= Dave Nemo =

American radio personality

Dave Nemo is an American radio personality who formerly hosted a show on Road Dog Trucking on Sirius XM Radio. Nemo's show is geared toward entertainment and news favored by truck drivers. As of today his show is no longer on SiriusXM's channel 146 and is now streaming on platforms such as iHeart Radio, RadioNemo.com, YouTube Live, Facebook Live, and many other different platforms.
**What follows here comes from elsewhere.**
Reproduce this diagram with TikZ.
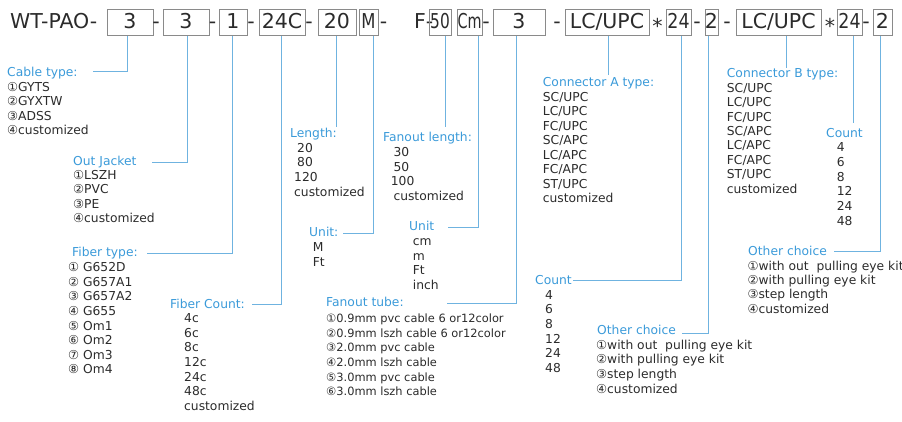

All of the shows and segments are then available to stream on-demand on all major podcasting platforms.

Before his stint with XM, Nemo was best known as the host of The Road Gang, the overnight truckers' show broadcast for many years from WWL (AM) Radio in New Orleans and heard throughout most of the country through its clear channel signal. Nemo was originally the show's weekend and fill-in host behind Charlie Douglas, then took over the top spot on the show when Douglas left. Big John Parker then took Nemo's spot as weekend host.

Nemo joined Road Dog (then Open Road) at its inception. His show is aired daily from 7:00 a.m. to 11:00 a.m. EST. Two of his biggest overnight competitors during his Road Gang days, Bill Mack and Dale "The Truckin' Bozo" Sommers, also joined the channel.

Nemo's show while with SiriusXM, were broadcast from studios in Nashville, where guests from the country music industry often stop by.